> [EXERCISE AIM]
Write out again exactly the lines from the one containing "What SVG code" through the one containing "the NVP Scenario</text>", both included, and omit the pictures.

> [RECORDS FOR THIS TASK]
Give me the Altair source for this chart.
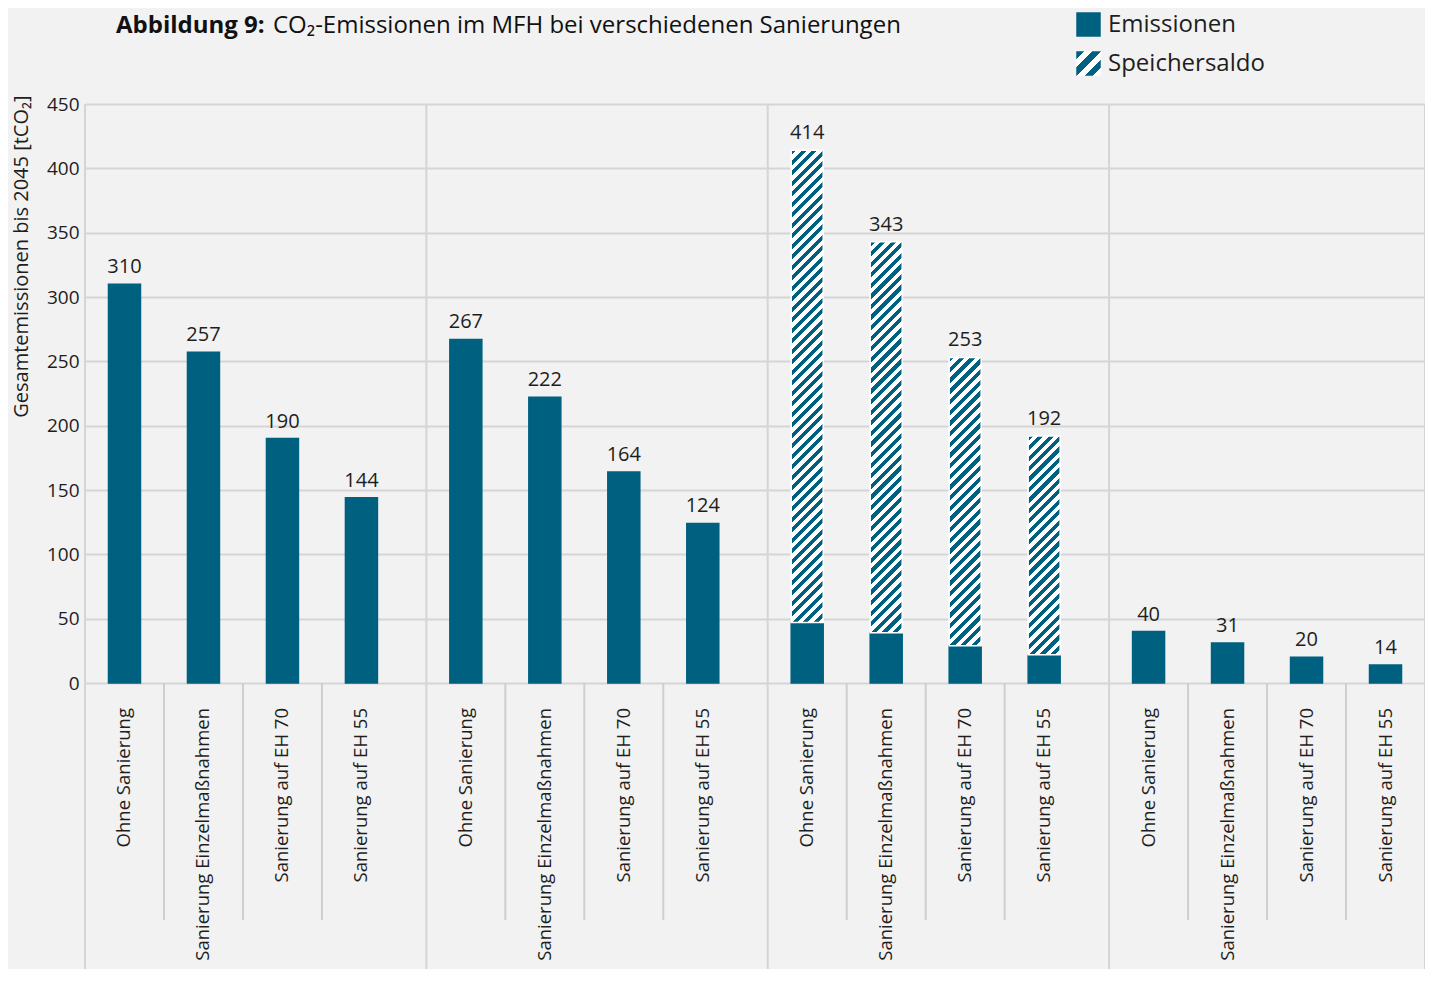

==

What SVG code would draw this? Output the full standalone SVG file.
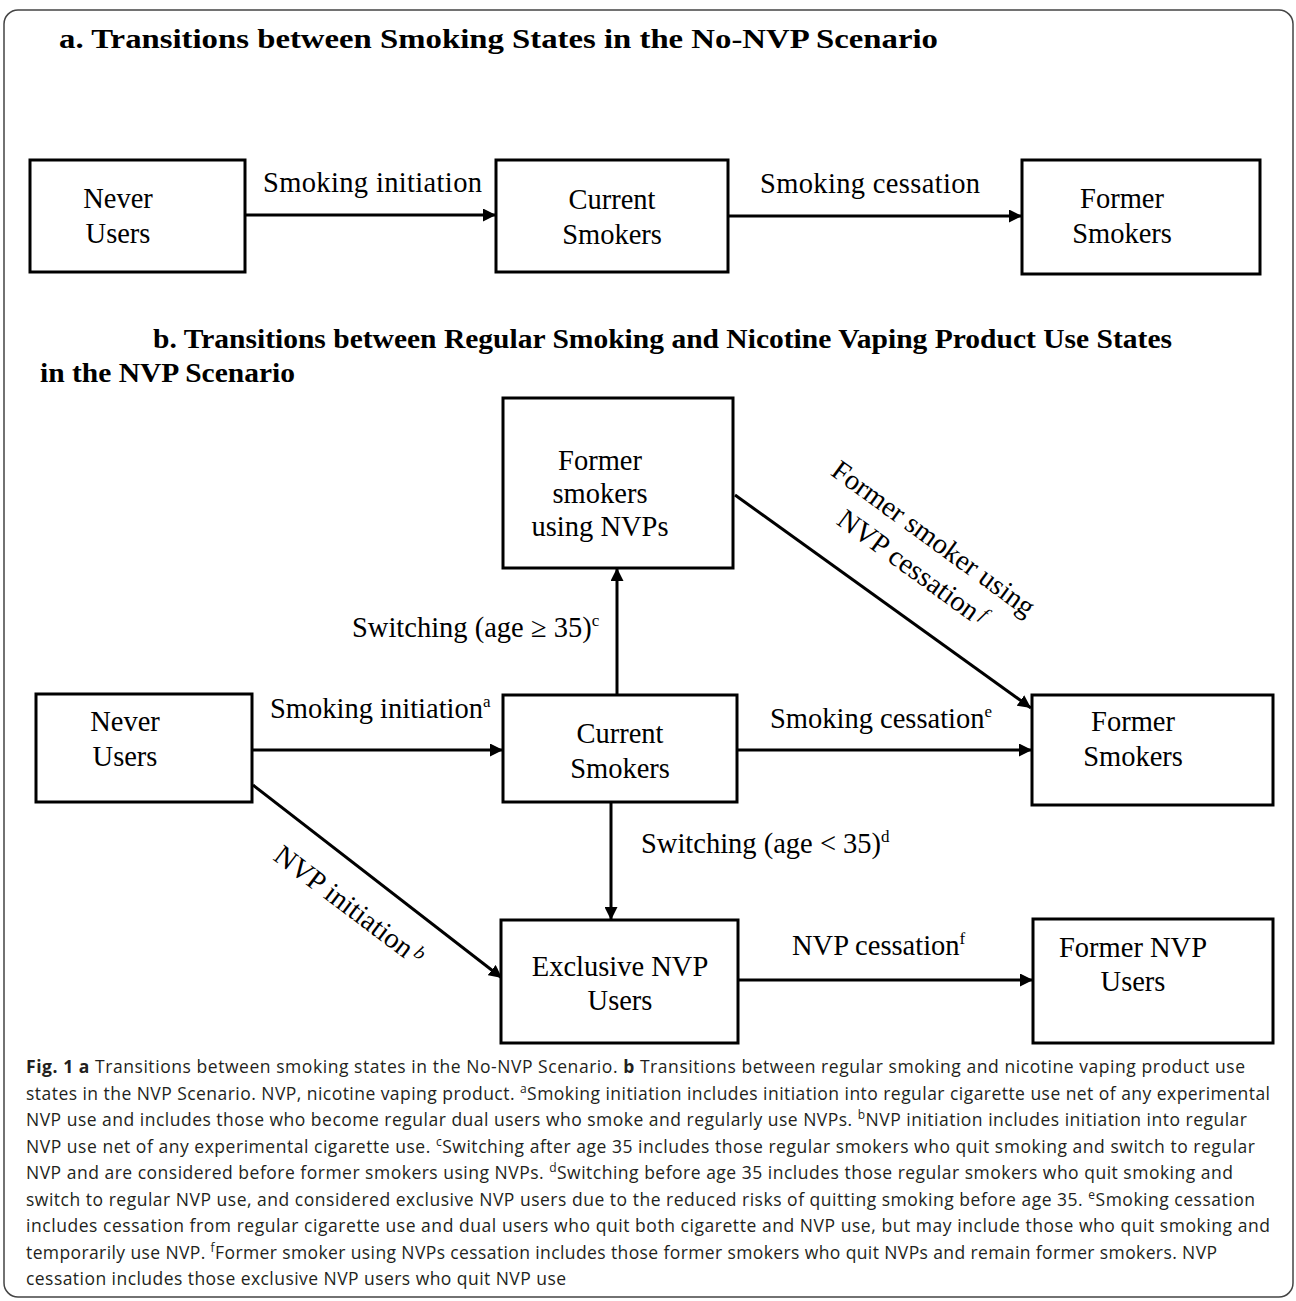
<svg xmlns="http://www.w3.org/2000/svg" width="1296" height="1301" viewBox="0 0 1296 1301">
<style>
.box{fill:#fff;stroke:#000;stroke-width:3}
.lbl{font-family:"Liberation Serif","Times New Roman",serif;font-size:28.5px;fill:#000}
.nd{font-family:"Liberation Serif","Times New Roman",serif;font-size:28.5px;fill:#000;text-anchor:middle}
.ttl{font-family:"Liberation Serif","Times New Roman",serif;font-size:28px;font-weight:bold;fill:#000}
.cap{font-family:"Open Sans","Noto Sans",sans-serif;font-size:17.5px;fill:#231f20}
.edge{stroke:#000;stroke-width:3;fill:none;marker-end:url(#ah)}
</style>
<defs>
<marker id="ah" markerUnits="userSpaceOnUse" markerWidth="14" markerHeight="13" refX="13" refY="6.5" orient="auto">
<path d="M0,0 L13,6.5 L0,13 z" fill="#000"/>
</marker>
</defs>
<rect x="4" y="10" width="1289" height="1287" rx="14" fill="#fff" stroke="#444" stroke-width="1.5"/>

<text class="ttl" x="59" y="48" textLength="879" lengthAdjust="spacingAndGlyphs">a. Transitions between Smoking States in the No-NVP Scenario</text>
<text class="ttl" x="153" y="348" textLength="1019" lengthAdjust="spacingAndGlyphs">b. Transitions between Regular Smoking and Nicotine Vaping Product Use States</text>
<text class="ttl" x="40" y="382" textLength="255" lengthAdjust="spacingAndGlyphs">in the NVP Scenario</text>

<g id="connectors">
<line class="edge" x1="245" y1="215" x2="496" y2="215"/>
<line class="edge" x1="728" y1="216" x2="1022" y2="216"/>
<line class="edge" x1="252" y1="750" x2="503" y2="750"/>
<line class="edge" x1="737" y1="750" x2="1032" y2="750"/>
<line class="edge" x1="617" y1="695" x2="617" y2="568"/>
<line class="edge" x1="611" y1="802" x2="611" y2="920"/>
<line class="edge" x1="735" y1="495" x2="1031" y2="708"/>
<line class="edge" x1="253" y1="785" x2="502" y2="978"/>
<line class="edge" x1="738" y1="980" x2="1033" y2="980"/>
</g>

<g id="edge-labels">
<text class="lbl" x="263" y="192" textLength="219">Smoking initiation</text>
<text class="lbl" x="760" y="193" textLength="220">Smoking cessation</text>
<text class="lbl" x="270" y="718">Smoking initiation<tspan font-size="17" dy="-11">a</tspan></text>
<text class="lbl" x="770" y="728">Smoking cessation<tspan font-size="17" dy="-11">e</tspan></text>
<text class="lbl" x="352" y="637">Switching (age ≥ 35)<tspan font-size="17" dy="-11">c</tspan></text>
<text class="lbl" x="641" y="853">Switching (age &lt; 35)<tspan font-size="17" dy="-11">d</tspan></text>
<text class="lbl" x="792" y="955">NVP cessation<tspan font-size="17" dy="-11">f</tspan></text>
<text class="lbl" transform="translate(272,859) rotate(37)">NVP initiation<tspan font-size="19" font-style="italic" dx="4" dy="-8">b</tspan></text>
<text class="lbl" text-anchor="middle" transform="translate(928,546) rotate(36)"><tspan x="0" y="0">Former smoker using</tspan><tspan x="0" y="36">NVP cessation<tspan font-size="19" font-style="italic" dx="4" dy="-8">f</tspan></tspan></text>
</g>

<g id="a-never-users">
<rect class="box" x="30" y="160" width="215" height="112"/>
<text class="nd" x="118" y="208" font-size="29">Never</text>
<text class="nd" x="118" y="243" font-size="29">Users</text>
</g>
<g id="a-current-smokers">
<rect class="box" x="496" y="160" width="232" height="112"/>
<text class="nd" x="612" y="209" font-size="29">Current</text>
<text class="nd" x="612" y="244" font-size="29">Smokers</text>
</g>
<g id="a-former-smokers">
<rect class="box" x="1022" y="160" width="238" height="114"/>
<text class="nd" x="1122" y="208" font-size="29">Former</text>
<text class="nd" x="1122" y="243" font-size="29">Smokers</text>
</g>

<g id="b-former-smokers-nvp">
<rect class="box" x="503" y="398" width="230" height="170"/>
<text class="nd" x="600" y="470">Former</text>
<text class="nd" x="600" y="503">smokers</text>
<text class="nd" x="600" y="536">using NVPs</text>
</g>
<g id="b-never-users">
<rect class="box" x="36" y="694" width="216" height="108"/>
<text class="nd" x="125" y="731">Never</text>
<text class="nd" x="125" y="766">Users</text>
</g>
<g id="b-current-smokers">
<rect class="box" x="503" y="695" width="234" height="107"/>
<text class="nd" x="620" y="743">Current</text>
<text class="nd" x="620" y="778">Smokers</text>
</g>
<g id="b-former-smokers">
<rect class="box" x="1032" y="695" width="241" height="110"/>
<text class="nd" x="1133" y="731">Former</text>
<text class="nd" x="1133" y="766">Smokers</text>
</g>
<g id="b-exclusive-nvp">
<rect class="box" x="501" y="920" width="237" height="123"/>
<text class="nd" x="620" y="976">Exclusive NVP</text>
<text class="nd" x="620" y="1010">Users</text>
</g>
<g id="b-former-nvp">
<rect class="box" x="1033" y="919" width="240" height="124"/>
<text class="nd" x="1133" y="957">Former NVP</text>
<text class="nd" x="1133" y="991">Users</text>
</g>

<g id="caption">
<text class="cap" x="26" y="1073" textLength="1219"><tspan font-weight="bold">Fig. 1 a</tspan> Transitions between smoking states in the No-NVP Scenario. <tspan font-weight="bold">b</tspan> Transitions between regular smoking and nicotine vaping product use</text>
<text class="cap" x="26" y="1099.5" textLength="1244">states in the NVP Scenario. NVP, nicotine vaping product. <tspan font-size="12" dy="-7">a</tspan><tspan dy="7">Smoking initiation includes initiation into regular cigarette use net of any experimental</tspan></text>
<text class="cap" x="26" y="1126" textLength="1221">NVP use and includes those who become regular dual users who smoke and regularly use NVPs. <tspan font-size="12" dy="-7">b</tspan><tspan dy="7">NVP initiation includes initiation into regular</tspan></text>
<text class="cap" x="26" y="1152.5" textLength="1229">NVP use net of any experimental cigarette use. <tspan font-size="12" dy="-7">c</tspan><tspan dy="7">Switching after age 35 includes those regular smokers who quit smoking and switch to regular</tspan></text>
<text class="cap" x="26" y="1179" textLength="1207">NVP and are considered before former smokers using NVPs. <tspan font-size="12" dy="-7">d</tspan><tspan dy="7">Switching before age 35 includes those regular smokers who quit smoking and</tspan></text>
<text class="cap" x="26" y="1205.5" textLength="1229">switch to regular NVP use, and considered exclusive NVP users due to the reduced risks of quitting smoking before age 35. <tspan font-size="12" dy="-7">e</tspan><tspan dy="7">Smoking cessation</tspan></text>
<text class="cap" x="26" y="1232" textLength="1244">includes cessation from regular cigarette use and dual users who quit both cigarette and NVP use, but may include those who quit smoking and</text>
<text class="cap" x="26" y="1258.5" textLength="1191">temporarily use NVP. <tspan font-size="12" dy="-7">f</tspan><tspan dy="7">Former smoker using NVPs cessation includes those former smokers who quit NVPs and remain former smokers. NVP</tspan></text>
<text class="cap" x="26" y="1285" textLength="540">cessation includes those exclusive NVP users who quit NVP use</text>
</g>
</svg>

> [TASK ANSWER]
What SVG code would draw this? Output the full standalone SVG file.
<svg xmlns="http://www.w3.org/2000/svg" width="1296" height="1301" viewBox="0 0 1296 1301">
<style>
.box{fill:#fff;stroke:#000;stroke-width:3}
.lbl{font-family:"Liberation Serif","Times New Roman",serif;font-size:28.5px;fill:#000}
.nd{font-family:"Liberation Serif","Times New Roman",serif;font-size:28.5px;fill:#000;text-anchor:middle}
.ttl{font-family:"Liberation Serif","Times New Roman",serif;font-size:28px;font-weight:bold;fill:#000}
.cap{font-family:"Open Sans","Noto Sans",sans-serif;font-size:17.5px;fill:#231f20}
.edge{stroke:#000;stroke-width:3;fill:none;marker-end:url(#ah)}
</style>
<defs>
<marker id="ah" markerUnits="userSpaceOnUse" markerWidth="14" markerHeight="13" refX="13" refY="6.5" orient="auto">
<path d="M0,0 L13,6.5 L0,13 z" fill="#000"/>
</marker>
</defs>
<rect x="4" y="10" width="1289" height="1287" rx="14" fill="#fff" stroke="#444" stroke-width="1.5"/>

<text class="ttl" x="59" y="48" textLength="879" lengthAdjust="spacingAndGlyphs">a. Transitions between Smoking States in the No-NVP Scenario</text>
<text class="ttl" x="153" y="348" textLength="1019" lengthAdjust="spacingAndGlyphs">b. Transitions between Regular Smoking and Nicotine Vaping Product Use States</text>
<text class="ttl" x="40" y="382" textLength="255" lengthAdjust="spacingAndGlyphs">in the NVP Scenario</text>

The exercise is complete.